Theresa May e la soft Brexit

La premier inglese, Theresa May, si gioca tutto. La Camera dei Comuni voterà lunedì il suo piano sulla Brexit che, giudicato troppo morbido dall’ala dura del “Leave”, ha causato le dimissioni del ministro degli Esteri, Boris Johnson, e di David Davis, il cui dicastero era direttamente incaricato di gestire i negoziati per il divorzio da Bruxelles.

L’ala dei deputati conservatori ribelli che potrebbe votare no, sarebbe pari a qualche decina su un totale di 317. Ma, a meno che arrivi un soccorso da parte dell’opposizione, ne basterebbero molti meno per far saltare tutto. Alla Camera dei Comuni il governo May ha infatti una maggioranza di appena due voti e il suo esecutivo è appeso al sostegno dei dieci unionisti irlandesi.

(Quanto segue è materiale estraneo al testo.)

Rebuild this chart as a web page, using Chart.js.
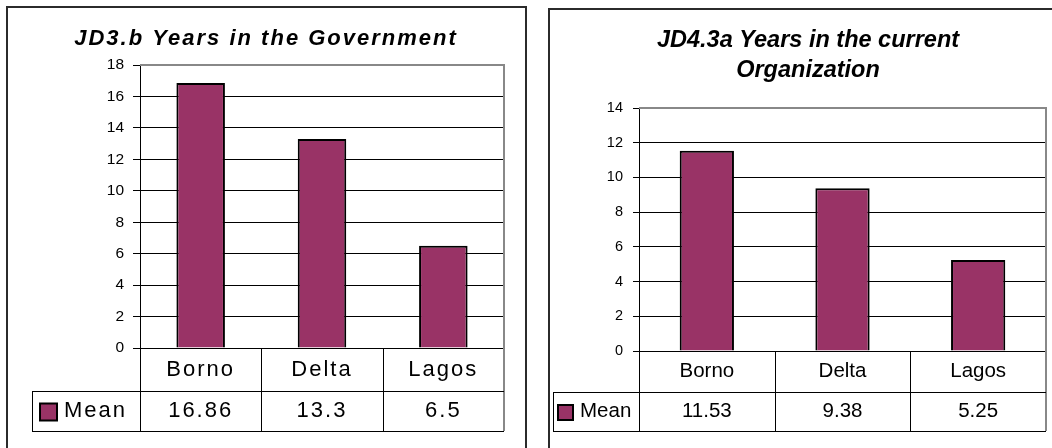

Il post dai toni forti sui migranti comunitari apparso ieri sul profilo Facebook ufficiale della premier appare come un tentativo in extremis di ricompattare un partito lacerato. “Non accadrà più - scrive May - che la gente senza permesso arrivi qui da tutta Europa con la remota speranza di poter trovare un lavoro.

Saranno sempre benvenuti invece i professionisti qualificati che aiutano il nostro Paese a prosperare, medici e infermieri, ingegneri e imprenditori, ma per la prima volta da decenni, avremo il pieno controllo delle nostre frontiere. E sarà il Regno Unito, non Bruxelles, che deciderà a chi sarà consentito vivere e lavorare qui”.

La questione non è però così netta. Non solo le società che forniscono servizi saranno in grado di “muovere le loro persone di talento” attraverso il Canale della Manica ma continuerà a essere concesso ai cittadini comunitari di recarsi nel Regno Unito senza visto per impieghi di lavoro temporanei”.

Ma a far inviperire i Brexiteer sarà soprattutto il punto che prevede che le controversie commerciali, in certi casi, debbano “far riferimento alla Corte di giustizia dell'Unione europea per l’interpretazione”. Si parla però di una Brexit soft. L’obiettivo è, di fatto, mantenere con Bruxelles una relazione il più possibile simile a quella esistente, con un dialogo regolare e istituzioni congiunte. Naturale che Johnson se ne sia andato sbattendo la porta.